This additional funding forms part of an additional £2 billion for councils to deliver adult social care from 2017 to 2020, announced at Spring Budget 2017.

Minister for Care Caroline Dinenage MP said: “We are determined to ensure people are able to access good quality, compassionate care by better joining up councils and health services.

“The Improved Better Care Fund has had a huge impact on local communities ensuring more of our most vulnerable in society are getting the help and support they need to stay living at home for longer and ensuring the local care market stays sustainable.”

Health and Wellbeing Boards, which coordinate the provision of social care in 150 areas in England, reported progress from money spent to meet adult social care needs, reducing pressure on the NHS, and support the social care market.

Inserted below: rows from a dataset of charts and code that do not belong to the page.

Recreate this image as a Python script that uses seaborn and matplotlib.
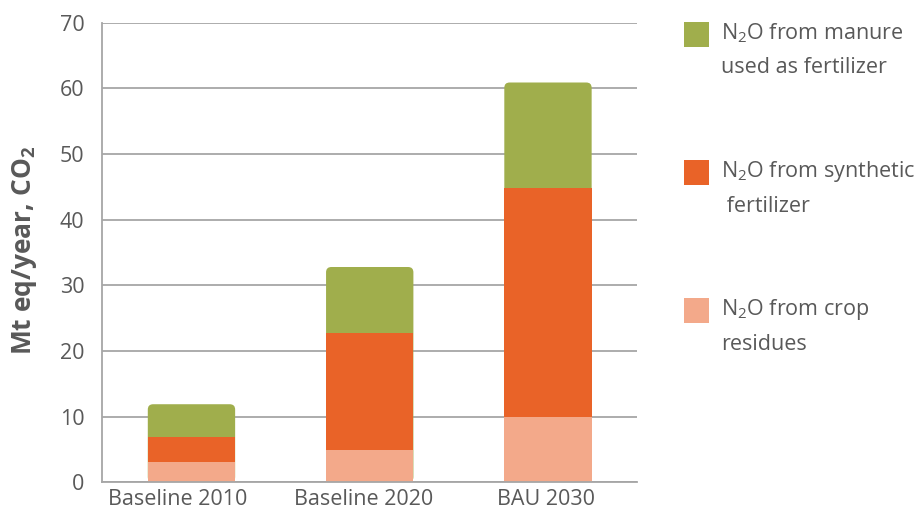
import numpy as np
import pandas as pd
import matplotlib.pyplot as plt
import matplotlib.transforms as mtransforms
import seaborn as sns
from matplotlib.patches import FancyBboxPatch, Rectangle

CATEGORIES = ['Baseline 2010', 'Baseline 2020', 'BAU 2030']
CROP_RESIDUES = [3.1, 4.9, 10.0]
SYNTHETIC = [3.8, 17.9, 34.8]
MANURE = [5.0, 10.0, 16.1]
LABELS = ['N$_2$O from manure\nused as fertilizer',
          'N$_2$O from synthetic\n fertilizer',
          'N$_2$O from crop\nresidues']
COLORS = ['#A0AE4C', '#E96328', '#F3A98A']
TEXT = '#595959'
GRID = '#A6A6A6'

sns.set_theme(style='white')
plt.rcParams['font.family'] = ['Open Sans', 'DejaVu Sans']
plt.rcParams['mathtext.fontset'] = 'custom'
plt.rcParams['mathtext.rm'] = 'Open Sans'
plt.rcParams['mathtext.bf'] = 'Open Sans:bold'
plt.rcParams['mathtext.it'] = 'Open Sans:italic'

df = pd.DataFrame({'category': CATEGORIES, 'crop': CROP_RESIDUES,
                   'synthetic': SYNTHETIC, 'manure': MANURE})
df['lower'] = df['crop'] + df['synthetic']
df['total'] = df['lower'] + df['manure']

fig = plt.figure(figsize=(9.22, 5.17), dpi=100)
ax = fig.add_axes([0.111, 0.067, 0.58, 0.889])
ax.set_axisbelow(True)

# stacked by overdrawing cumulative heights
sns.barplot(data=df, x='category', y='total', color=COLORS[0], width=0.49,
            linewidth=0, saturation=1, ax=ax)
sns.barplot(data=df, x='category', y='lower', color=COLORS[1], width=0.49,
            linewidth=0, saturation=1, ax=ax)
sns.barplot(data=df, x='category', y='crop', color=COLORS[2], width=0.49,
            linewidth=0, saturation=1, ax=ax)

# rounded top corners for the full-height bars
for p in list(ax.containers[0]):
    x, y, w, h = p.get_x(), p.get_y(), p.get_width(), p.get_height()
    z = p.get_zorder()
    p.remove()
    ax.add_patch(FancyBboxPatch((x, y), w, h,
                                boxstyle='round,pad=0,rounding_size=0.03',
                                mutation_aspect=27, facecolor=COLORS[0],
                                edgecolor='none', zorder=z - 0.1))

ax.set_xlim(-0.5, 2.5)
ax.set_ylim(0, 70)
ax.set_yticks(np.arange(0, 71, 10))
ax.yaxis.grid(True, color=GRID, lw=1.3)
ax.set_xlabel('')
ax.set_ylabel('Mt eq/year, CO$_\\mathbf{2}$', fontsize=19, fontweight='bold',
              color=TEXT)
ax.yaxis.set_label_coords(-0.119, 0.505)
ax.tick_params(axis='y', length=8, width=1.3, color=GRID, labelcolor=TEXT,
               labelsize=15.5, pad=5)
ax.tick_params(axis='x', length=0, labelcolor=TEXT, labelsize=15.5, pad=5)
# the category labels sit a little left of the bars, as in the original
for lab, dx in zip(ax.get_xticklabels(), [-14, -6, -2]):
    lab.set_transform(lab.get_transform() +
                      mtransforms.ScaledTranslation(dx / 100, 0, fig.dpi_scale_trans))
sns.despine(ax=ax)
for s in ['left', 'bottom']:
    ax.spines[s].set_color(GRID)
    ax.spines[s].set_linewidth(1.3)

# legend, drawn by hand so the square sits on the first line
W, H = 922, 517
for i, (lab, col) in enumerate(zip(LABELS, COLORS)):
    yc = [35, 173, 311][i]
    fig.add_artist(Rectangle((684 / W, 1 - (yc + 12) / H), 25 / W, 25 / H,
                             transform=fig.transFigure, facecolor=col,
                             edgecolor='none'))
    fig.text(721 / W, 1 - (yc - 14) / H, lab, fontsize=15.5, color=TEXT,
             va='top', ha='left', linespacing=1.75)

fig.savefig('out.png', dpi=100)
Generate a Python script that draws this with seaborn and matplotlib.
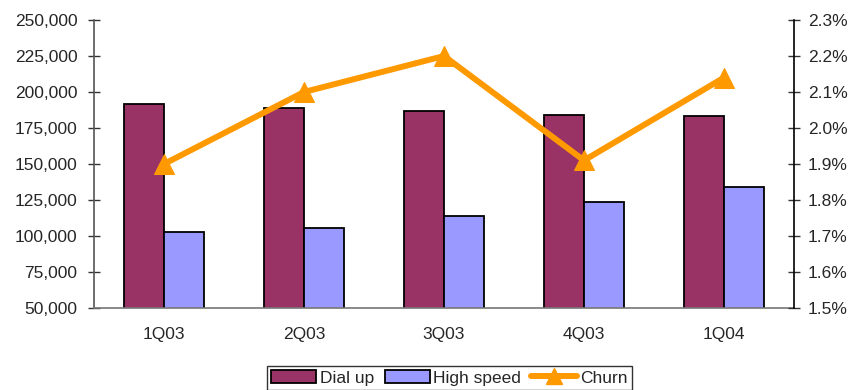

The Boards have reported that this year’s funding has:

  • paid for almost 75,000 extra home care packages (providing almost 13 million additional hours of home care)
  • paid for over 15,500 additional care home placements
  • enabled councils to increase fees paid to social care providers for home care, residential care and nursing care in 90 percent of Health and Wellbeing Board areas, resulting in home care fee rates increasing by 4.7 percent, residential by four percent and nursing home fee rates by 4.1 percent compared to 2017 to 2018
  • helped to reduce pressures on the NHS by tackling delayed transfers of care through supporting more people to be discharged from hospital when they are ready, with 122 projects last year

As announced at the Spending Round, next year, local government will have access to an additional £1 billion grant for adults and children’s social care, on top of existing social care funding (which includes the iBCF). This government is also consulting on a two percent precept which would give councils access to a further £500 million for adult social care next year.